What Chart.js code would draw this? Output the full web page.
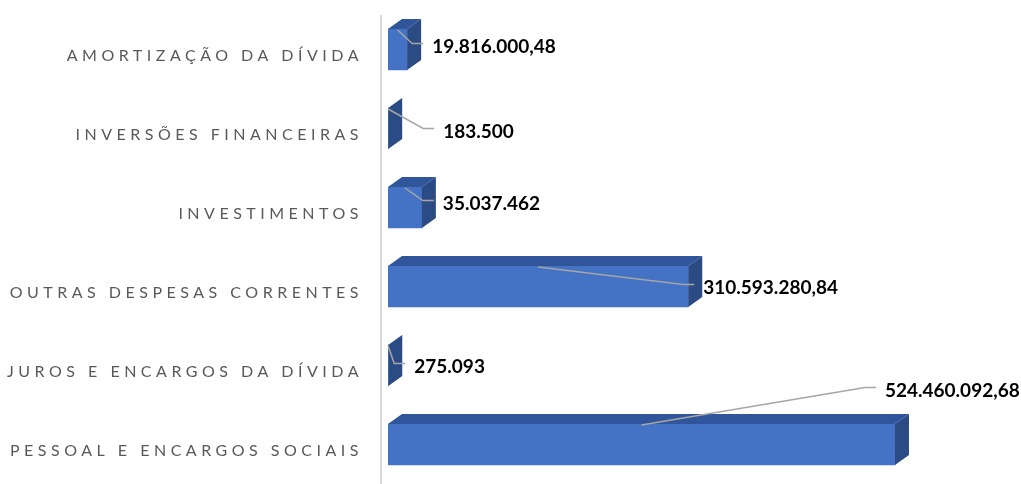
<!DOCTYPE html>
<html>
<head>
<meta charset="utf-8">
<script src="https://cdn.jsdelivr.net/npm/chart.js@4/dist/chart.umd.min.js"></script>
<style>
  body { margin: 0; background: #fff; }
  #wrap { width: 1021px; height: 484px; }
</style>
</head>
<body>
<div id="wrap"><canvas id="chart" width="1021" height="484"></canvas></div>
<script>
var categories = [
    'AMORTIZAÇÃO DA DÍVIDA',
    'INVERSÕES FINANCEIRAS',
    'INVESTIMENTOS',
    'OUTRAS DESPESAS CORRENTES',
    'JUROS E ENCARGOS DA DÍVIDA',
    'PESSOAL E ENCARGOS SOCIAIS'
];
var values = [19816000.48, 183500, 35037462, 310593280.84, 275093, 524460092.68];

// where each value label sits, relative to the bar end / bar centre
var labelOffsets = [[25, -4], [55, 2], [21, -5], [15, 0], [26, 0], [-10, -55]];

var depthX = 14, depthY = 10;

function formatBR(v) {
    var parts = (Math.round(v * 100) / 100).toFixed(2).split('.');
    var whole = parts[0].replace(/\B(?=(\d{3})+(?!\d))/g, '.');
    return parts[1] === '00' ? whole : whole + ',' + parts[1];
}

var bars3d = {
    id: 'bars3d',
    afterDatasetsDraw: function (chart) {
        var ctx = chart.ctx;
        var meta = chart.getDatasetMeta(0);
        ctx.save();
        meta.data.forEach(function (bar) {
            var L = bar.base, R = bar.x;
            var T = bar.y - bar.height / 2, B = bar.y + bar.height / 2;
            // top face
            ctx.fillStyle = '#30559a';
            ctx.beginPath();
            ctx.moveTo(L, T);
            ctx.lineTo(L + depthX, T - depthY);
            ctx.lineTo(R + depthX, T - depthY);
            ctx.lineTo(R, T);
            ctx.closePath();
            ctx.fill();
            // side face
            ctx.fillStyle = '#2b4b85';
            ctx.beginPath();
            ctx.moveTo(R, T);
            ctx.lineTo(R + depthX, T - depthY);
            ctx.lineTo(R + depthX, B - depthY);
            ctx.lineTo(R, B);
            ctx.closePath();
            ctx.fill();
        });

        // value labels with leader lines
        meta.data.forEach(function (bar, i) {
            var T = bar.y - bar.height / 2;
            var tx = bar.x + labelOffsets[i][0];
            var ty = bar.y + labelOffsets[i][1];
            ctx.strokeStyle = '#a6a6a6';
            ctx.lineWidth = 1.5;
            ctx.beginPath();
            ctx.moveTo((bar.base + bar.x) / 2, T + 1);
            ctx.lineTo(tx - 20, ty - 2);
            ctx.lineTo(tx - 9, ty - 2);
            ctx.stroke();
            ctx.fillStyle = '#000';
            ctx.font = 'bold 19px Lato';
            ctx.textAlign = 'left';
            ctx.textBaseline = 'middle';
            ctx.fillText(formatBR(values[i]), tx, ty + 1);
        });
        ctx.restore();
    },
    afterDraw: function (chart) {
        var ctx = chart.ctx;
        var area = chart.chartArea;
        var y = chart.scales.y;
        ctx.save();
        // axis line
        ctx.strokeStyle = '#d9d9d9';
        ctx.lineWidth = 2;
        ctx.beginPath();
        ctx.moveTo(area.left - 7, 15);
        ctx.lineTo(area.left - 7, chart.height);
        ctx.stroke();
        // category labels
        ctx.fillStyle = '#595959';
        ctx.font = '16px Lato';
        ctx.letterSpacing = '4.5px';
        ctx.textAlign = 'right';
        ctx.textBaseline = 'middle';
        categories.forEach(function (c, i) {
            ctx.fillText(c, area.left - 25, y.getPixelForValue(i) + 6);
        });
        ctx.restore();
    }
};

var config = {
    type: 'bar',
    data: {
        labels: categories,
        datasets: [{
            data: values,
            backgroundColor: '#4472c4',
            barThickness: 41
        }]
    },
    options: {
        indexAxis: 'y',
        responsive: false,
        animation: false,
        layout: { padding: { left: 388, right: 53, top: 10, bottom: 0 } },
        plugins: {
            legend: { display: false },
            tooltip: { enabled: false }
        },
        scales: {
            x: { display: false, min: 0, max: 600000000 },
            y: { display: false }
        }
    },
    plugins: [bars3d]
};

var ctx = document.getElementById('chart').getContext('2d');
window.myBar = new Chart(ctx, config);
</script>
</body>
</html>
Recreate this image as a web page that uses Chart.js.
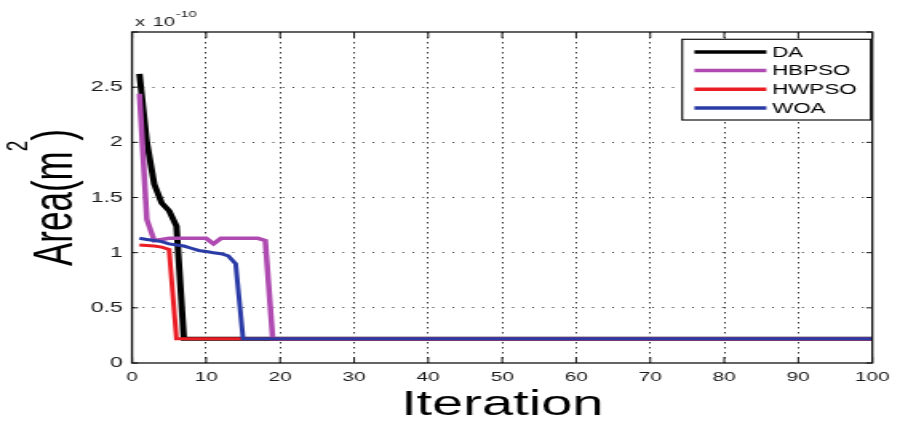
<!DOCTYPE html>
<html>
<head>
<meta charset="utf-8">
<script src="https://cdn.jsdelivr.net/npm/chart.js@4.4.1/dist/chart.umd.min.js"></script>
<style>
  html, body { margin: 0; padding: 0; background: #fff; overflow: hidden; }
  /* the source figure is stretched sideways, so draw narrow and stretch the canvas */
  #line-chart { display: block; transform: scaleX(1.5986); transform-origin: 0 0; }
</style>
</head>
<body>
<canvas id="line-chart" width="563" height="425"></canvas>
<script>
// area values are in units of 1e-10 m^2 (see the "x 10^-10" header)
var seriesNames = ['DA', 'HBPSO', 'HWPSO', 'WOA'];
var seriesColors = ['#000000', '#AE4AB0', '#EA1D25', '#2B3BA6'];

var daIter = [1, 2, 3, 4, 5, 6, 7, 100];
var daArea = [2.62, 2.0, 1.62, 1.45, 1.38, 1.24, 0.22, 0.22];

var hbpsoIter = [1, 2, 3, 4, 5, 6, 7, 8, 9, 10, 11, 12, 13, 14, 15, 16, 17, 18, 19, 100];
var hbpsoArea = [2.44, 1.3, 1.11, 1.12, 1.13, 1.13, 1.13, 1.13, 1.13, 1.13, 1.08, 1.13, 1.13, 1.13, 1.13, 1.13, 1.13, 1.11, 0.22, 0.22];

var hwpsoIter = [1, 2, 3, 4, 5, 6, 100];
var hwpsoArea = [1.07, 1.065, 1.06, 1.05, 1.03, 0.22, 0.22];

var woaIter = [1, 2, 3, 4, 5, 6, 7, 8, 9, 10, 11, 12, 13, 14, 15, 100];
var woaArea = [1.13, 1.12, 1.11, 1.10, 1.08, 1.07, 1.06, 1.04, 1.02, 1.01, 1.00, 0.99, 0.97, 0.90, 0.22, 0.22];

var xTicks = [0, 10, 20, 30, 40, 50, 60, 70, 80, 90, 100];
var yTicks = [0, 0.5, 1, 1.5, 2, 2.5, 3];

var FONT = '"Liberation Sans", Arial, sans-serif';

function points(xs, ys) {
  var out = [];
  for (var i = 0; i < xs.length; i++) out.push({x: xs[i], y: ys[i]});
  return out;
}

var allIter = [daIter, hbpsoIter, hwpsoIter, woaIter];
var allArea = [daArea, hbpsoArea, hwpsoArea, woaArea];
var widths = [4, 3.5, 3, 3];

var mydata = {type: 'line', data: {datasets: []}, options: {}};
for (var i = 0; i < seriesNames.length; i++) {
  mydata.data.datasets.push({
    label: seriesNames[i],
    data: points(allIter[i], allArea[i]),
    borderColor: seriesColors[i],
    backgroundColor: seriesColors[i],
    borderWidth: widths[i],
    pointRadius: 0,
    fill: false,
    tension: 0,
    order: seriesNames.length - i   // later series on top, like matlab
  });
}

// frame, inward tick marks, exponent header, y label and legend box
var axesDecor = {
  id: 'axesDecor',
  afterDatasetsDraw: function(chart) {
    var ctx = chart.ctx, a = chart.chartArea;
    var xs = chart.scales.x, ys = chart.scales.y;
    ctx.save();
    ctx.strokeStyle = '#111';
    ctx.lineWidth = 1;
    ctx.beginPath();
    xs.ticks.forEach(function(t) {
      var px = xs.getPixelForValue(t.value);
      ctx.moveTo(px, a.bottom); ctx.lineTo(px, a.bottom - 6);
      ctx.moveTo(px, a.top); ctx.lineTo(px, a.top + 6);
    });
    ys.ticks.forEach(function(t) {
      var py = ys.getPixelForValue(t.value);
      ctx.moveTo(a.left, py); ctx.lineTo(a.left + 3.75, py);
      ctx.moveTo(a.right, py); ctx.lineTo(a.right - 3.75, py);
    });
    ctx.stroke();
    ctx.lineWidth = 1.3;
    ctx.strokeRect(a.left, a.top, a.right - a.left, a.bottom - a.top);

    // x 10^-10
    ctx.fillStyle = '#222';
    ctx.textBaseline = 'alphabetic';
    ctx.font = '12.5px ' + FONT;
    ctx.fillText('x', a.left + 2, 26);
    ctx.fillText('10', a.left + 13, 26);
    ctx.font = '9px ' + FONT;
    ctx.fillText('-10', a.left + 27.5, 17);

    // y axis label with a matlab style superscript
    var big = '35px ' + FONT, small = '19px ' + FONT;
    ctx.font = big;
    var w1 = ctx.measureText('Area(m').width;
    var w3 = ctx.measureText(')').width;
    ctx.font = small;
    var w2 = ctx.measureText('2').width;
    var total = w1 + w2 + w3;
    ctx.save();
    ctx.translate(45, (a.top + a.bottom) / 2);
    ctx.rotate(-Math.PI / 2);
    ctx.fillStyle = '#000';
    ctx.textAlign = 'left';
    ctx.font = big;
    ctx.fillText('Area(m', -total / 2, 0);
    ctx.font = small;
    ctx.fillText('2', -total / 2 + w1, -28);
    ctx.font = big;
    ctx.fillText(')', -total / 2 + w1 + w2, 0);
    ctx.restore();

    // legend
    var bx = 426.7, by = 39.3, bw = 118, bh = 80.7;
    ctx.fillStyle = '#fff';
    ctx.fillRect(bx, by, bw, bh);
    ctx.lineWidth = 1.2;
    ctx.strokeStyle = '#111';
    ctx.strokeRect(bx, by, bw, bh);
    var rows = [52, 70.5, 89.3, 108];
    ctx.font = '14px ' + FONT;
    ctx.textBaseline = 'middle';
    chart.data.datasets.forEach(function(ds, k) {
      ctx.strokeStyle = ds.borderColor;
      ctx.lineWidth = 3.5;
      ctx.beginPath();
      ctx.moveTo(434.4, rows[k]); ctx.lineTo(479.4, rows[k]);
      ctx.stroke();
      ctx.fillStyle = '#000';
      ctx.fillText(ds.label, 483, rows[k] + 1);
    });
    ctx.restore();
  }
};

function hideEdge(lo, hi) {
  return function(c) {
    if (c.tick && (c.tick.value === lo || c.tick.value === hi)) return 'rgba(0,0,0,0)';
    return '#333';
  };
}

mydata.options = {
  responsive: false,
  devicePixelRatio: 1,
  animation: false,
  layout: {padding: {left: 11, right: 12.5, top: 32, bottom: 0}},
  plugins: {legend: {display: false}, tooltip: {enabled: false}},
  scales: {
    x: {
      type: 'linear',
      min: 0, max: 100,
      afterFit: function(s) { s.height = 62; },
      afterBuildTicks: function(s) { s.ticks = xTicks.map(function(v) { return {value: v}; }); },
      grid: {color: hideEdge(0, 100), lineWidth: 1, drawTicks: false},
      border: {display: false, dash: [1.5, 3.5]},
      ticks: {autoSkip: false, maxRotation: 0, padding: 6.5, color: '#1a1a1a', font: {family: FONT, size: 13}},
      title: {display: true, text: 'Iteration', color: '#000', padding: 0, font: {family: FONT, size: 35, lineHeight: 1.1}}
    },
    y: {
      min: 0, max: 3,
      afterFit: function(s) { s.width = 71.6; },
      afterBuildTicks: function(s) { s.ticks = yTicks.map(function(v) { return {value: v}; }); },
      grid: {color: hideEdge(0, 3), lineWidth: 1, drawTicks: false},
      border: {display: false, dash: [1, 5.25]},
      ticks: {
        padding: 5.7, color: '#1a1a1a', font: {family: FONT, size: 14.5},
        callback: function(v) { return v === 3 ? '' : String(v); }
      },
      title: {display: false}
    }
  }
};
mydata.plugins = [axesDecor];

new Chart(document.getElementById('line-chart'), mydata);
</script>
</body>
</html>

GIVEN TASK: Copy word for word only the lines above from the one with "Recreate this image" through the one with "var hwpsoArea = [1.07, 1.065, 1.06, 1.05, 1.03, 0.22, 0.22];". Leave pictures out.

FULL SOLUTION:
Recreate this image as a web page that uses Chart.js.
<!DOCTYPE html>
<html>
<head>
<meta charset="utf-8">
<script src="https://cdn.jsdelivr.net/npm/chart.js@4.4.1/dist/chart.umd.min.js"></script>
<style>
  html, body { margin: 0; padding: 0; background: #fff; overflow: hidden; }
  /* the source figure is stretched sideways, so draw narrow and stretch the canvas */
  #line-chart { display: block; transform: scaleX(1.5986); transform-origin: 0 0; }
</style>
</head>
<body>
<canvas id="line-chart" width="563" height="425"></canvas>
<script>
// area values are in units of 1e-10 m^2 (see the "x 10^-10" header)
var seriesNames = ['DA', 'HBPSO', 'HWPSO', 'WOA'];
var seriesColors = ['#000000', '#AE4AB0', '#EA1D25', '#2B3BA6'];

var daIter = [1, 2, 3, 4, 5, 6, 7, 100];
var daArea = [2.62, 2.0, 1.62, 1.45, 1.38, 1.24, 0.22, 0.22];

var hbpsoIter = [1, 2, 3, 4, 5, 6, 7, 8, 9, 10, 11, 12, 13, 14, 15, 16, 17, 18, 19, 100];
var hbpsoArea = [2.44, 1.3, 1.11, 1.12, 1.13, 1.13, 1.13, 1.13, 1.13, 1.13, 1.08, 1.13, 1.13, 1.13, 1.13, 1.13, 1.13, 1.11, 0.22, 0.22];

var hwpsoIter = [1, 2, 3, 4, 5, 6, 100];
var hwpsoArea = [1.07, 1.065, 1.06, 1.05, 1.03, 0.22, 0.22];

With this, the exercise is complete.